Bugünkü tıkanıklığın tek bir sorumlusu var.

Kayıtlara girmiş ilk darbe anayasası…

Yani ‘en özgürlükçü’ yalanıyla hatta efsanesiyle birlikte halka yutturulan 61 darbesi anayasası.

Evet, bu bir efsane…

Yani aslı astarı olmayan, birileri tarafından uydurulmuş ve hakikatten fersah fersah uzak.

 Kim uydurdu bu efsaneyi dersiniz?

Yine buna da hiç şüphe yok ki, dünyanın başka hiçbir yerinde rastlanılmayacak bir tuhaflıkla, futbol takımı tutar gibi ‘darbe’ tutan zavallı Türkiye aydını…

Bunların bazıları, 61 anayasası için bırakın ‘en özgürlükçü’ güzellemesi yapmayı, ‘devrim!’olduğuna bile iman etmiş.

O, 61 anayasası ki, meclisin duvarından ‘Hâkimiyet Kayıtsız Şartsız Millete Aittir!’düsturunu alaşağı ederek yerine jakobenlerin egemenliğini sağlayan ‘kurumların üstünlüğü’ dayatmasını getirmiştir!

Anayasa mahkemesini üreten ve diğer yüksek yargı ile askeri ve sivil bürokrasinin, milletin egemenlik hakkını gasp etmesini sağlayan, hâkimiyeti milletten alıp, ‘millet, egemenliği, yetkili kurullar eliyle kullanır’ ifadesini bu anayasaya sokuşturarak hiç hakkı olmayan kesimlere tevdi eden 61 anayasası…

1950 ila 60 arasında, kısmen de olsa milletin iktidara gelme ihtimalinin belirmesi, darbecileri, iktidarın bir daha halka devredilmemesi için önlemler almaya sevk etmişti.

Önce CHP’yi güvence altına aldılar.

Ardından, hak etmediği yetkilerle donatılmış kurumları bu gizli iktidarın emrine amade bir biçimde hazırladılar.

Kazara bir halk iktidarına geçiş yapma vasatı oluşursa, bu kurumlar ile CHP arasındaki koordinasyon, tehlikeyi (!) püskürtme şansına sahip olabilecekti.

Yeni anayasanın hazırlanmasında istihdam edilen ‘aydın’ görünümlü kifayetsiz muhterislerin, matbuat dünyasına montajı ile de işbu ‘en özgürlükçü anayasa’ efsanesi üretilerek, hakları gasp edilen milletin zihinlerinin de işgaline teşebbüs edildi.

Doğrusunu isterseniz bunda önemli oranda muvaffak da oldular.

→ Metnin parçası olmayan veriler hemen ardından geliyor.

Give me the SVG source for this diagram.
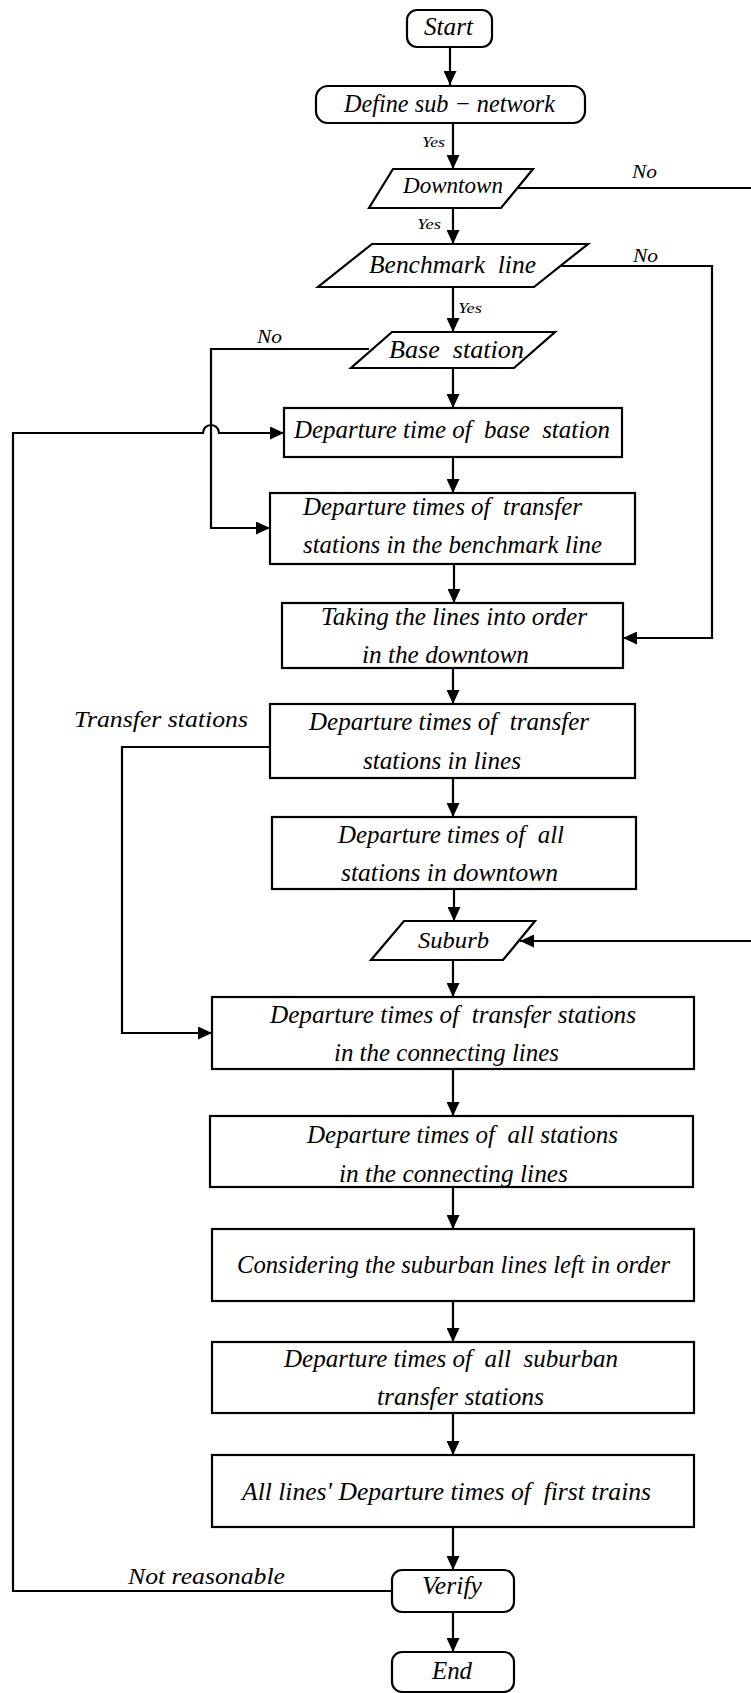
<svg xmlns="http://www.w3.org/2000/svg" width="751" height="1693" viewBox="0 0 751 1693">
<style>
  .box{fill:#fff;stroke:#000;stroke-width:2.2}
  .ln{fill:none;stroke:#000;stroke-width:2.2}
  text{font-family:"Liberation Serif","Times New Roman",serif;font-style:italic;fill:#000;white-space:pre}
  .t{font-size:25px}
  .m{font-size:23px}
  .s{font-size:15px}
  .n{font-size:18px}
</style>
<defs>
  <marker id="ah" viewBox="0 0 14 13" refX="14" refY="6.5" markerWidth="14" markerHeight="13" markerUnits="userSpaceOnUse" orient="auto">
    <path d="M0,0 L14,6.5 L0,13 z" fill="#000"/>
  </marker>
</defs>
<rect width="751" height="1693" fill="#fff"/>

<g id="connectors">
  <path class="ln" d="M450,47 V85" marker-end="url(#ah)"/>
  <path class="ln" d="M453,123 V169" marker-end="url(#ah)"/>
  <path class="ln" d="M453,208 V244" marker-end="url(#ah)"/>
  <path class="ln" d="M453,287 V332" marker-end="url(#ah)"/>
  <path class="ln" d="M453,368 V408" marker-end="url(#ah)"/>
  <path class="ln" d="M453,457 V493" marker-end="url(#ah)"/>
  <path class="ln" d="M454,564 V603" marker-end="url(#ah)"/>
  <path class="ln" d="M453,668 V704" marker-end="url(#ah)"/>
  <path class="ln" d="M453,778 V817" marker-end="url(#ah)"/>
  <path class="ln" d="M454,889 V921" marker-end="url(#ah)"/>
  <path class="ln" d="M453,960 V997" marker-end="url(#ah)"/>
  <path class="ln" d="M453,1069 V1116" marker-end="url(#ah)"/>
  <path class="ln" d="M453,1187 V1229" marker-end="url(#ah)"/>
  <path class="ln" d="M453,1301 V1342" marker-end="url(#ah)"/>
  <path class="ln" d="M453,1413 V1455" marker-end="url(#ah)"/>
  <path class="ln" d="M453,1527 V1570" marker-end="url(#ah)"/>
  <path class="ln" d="M453,1612 V1652" marker-end="url(#ah)"/>
  <path class="ln" d="M517,188 H755"/>
  <path class="ln" d="M755,941 H520" marker-end="url(#ah)"/>
  <path class="ln" d="M560,266 H712 V638 H623" marker-end="url(#ah)"/>
  <path class="ln" d="M369,349 H211 V528 H270" marker-end="url(#ah)"/>
  <path class="ln" d="M270,747 H122 V1033 H212" marker-end="url(#ah)"/>
  <path class="ln" d="M392,1591 H13 V433 H203 A8,8 0 0 1 219,433 H284" marker-end="url(#ah)"/>
  <text class="s" x="422" y="147" textLength="23" lengthAdjust="spacingAndGlyphs">Yes</text>
  <text class="s" x="417" y="229" textLength="24" lengthAdjust="spacingAndGlyphs">Yes</text>
  <text class="s" x="458" y="313" textLength="24" lengthAdjust="spacingAndGlyphs">Yes</text>
  <text class="n" x="632" y="178" textLength="25" lengthAdjust="spacingAndGlyphs">No</text>
  <text class="n" x="633" y="262" textLength="25" lengthAdjust="spacingAndGlyphs">No</text>
  <text class="n" x="257" y="343" textLength="25" lengthAdjust="spacingAndGlyphs">No</text>
  <text class="m" x="74" y="727" textLength="174" lengthAdjust="spacingAndGlyphs">Transfer stations</text>
  <text class="m" x="128" y="1584" textLength="157" lengthAdjust="spacingAndGlyphs">Not reasonable</text>
</g>

<g id="start">
  <rect class="box" x="407" y="10" width="85" height="37" rx="10"/>
  <text class="t" x="424" y="35" textLength="49" lengthAdjust="spacingAndGlyphs">Start</text>
</g>
<g id="define">
  <rect class="box" x="316" y="86" width="269" height="37" rx="12"/>
  <text class="t" x="344" y="112" textLength="211" lengthAdjust="spacingAndGlyphs">Define sub − network</text>
</g>
<g id="downtown">
  <polygon class="box" points="393,169 533,169 501,208 369,208"/>
  <text class="m" x="403" y="193" textLength="100" lengthAdjust="spacingAndGlyphs">Downtown</text>
</g>
<g id="benchmark">
  <polygon class="box" points="372,244 588,244 534,287 318,287"/>
  <text class="t" x="369" y="273" textLength="167" lengthAdjust="spacingAndGlyphs">Benchmark  line</text>
</g>
<g id="base">
  <polygon class="box" points="392,332 555,332 514,368 351,368"/>
  <text class="t" x="389" y="358" textLength="135" lengthAdjust="spacingAndGlyphs">Base  station</text>
</g>
<g id="dep-base">
  <rect class="box" x="284" y="408" width="338" height="49"/>
  <text class="t" x="294" y="438" textLength="316" lengthAdjust="spacingAndGlyphs">Departure time of  base  station</text>
</g>
<g id="dep-bench">
  <rect class="box" x="270" y="493" width="365" height="71"/>
  <text class="t" x="303" y="515" textLength="279" lengthAdjust="spacingAndGlyphs">Departure times of  transfer</text>
  <text class="t" x="303" y="553" textLength="299" lengthAdjust="spacingAndGlyphs">stations in the benchmark line</text>
</g>
<g id="taking">
  <rect class="box" x="282" y="603" width="341" height="65"/>
  <text class="t" x="321" y="625" textLength="266" lengthAdjust="spacingAndGlyphs">Taking the lines into order</text>
  <text class="t" x="362" y="663" textLength="167" lengthAdjust="spacingAndGlyphs">in the downtown</text>
</g>
<g id="dep-lines">
  <rect class="box" x="270" y="704" width="365" height="74"/>
  <text class="t" x="309" y="730" textLength="280" lengthAdjust="spacingAndGlyphs">Departure times of  transfer</text>
  <text class="t" x="363" y="769" textLength="158" lengthAdjust="spacingAndGlyphs">stations in lines</text>
</g>
<g id="dep-downtown">
  <rect class="box" x="272" y="817" width="364" height="72"/>
  <text class="t" x="338" y="843" textLength="226" lengthAdjust="spacingAndGlyphs">Departure times of  all</text>
  <text class="t" x="341" y="881" textLength="217" lengthAdjust="spacingAndGlyphs">stations in downtown</text>
</g>
<g id="suburb">
  <polygon class="box" points="404,921 535,921 503,960 371,960"/>
  <text class="m" x="418" y="948" textLength="71" lengthAdjust="spacingAndGlyphs">Suburb</text>
</g>
<g id="dep-conn-transfer">
  <rect class="box" x="212" y="997" width="482" height="72"/>
  <text class="t" x="270" y="1023" textLength="366" lengthAdjust="spacingAndGlyphs">Departure times of  transfer stations</text>
  <text class="t" x="334" y="1061" textLength="225" lengthAdjust="spacingAndGlyphs">in the connecting lines</text>
</g>
<g id="dep-conn-all">
  <rect class="box" x="210" y="1116" width="483" height="71"/>
  <text class="t" x="307" y="1143" textLength="311" lengthAdjust="spacingAndGlyphs">Departure times of  all stations</text>
  <text class="t" x="339" y="1182" textLength="229" lengthAdjust="spacingAndGlyphs">in the connecting lines</text>
</g>
<g id="considering">
  <rect class="box" x="212" y="1229" width="482" height="72"/>
  <text class="t" x="237" y="1273" textLength="433" lengthAdjust="spacingAndGlyphs">Considering the suburban lines left in order</text>
</g>
<g id="dep-suburban">
  <rect class="box" x="212" y="1342" width="482" height="71"/>
  <text class="t" x="284" y="1367" textLength="334" lengthAdjust="spacingAndGlyphs">Departure times of  all  suburban</text>
  <text class="t" x="377" y="1405" textLength="167" lengthAdjust="spacingAndGlyphs">transfer stations</text>
</g>
<g id="all-lines">
  <rect class="box" x="212" y="1455" width="482" height="72"/>
  <text class="t" x="242" y="1500" textLength="409" lengthAdjust="spacingAndGlyphs">All lines' Departure times of  first trains</text>
</g>
<g id="verify">
  <rect class="box" x="392" y="1570" width="122" height="42" rx="10"/>
  <text class="t" x="422" y="1594" textLength="60" lengthAdjust="spacingAndGlyphs">Verify</text>
</g>
<g id="end">
  <rect class="box" x="392" y="1652" width="122" height="40" rx="10"/>
  <text class="t" x="432" y="1679" textLength="40" lengthAdjust="spacingAndGlyphs">End</text>
</g>
</svg>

Sürekli pompalanan bu hilaf-ı hakikat iddia, bir süre sonra gerçekmiş gibi bir muamele görmeye başladı.

 İşte o günden bu güne kadar gelinen süreçte, anılan bu koalisyon, memleketin idaresine vaziyet etti.

Açık söylemek gerekirse, bu aralıkta hükümet eden partiler yahut koalisyonlar, ‘iktidar’olmaktan ziyade bir tür ‘kâhyalık’ vazifesi ifa ettiler.

Ülkenin rutin işlerini tedvire memur yetkileri kısıtlı bir kâhya…

 AK Parti hükümetleri, kâhyalığı reddedip halkın kendisine emanet ettiği iktidarı kullanma kararı alınca, işler değişiverdi birden.

Bunu, Reis için; “Sonu Menderes gibi olacak!” diyebilen aşağılık Paralel İhanet Çetesinin orkestra şefliğinde CHP, MHP ve HDP ile küsurat ve kazurat takımın ittifak ederek muhtemel bir anayasa değişikliğini engelleme çabalarından anlıyoruz elbette.

Bugün 27 Mayıs

60 darbesinin üzerinden 55 yıl geçmiş ama darbeci kafa hâlâ yerinde duruyor.

7 Haziran, bu Türkiye muhalifi ve düşmanı güçlerin tasfiye günü olur inşallah!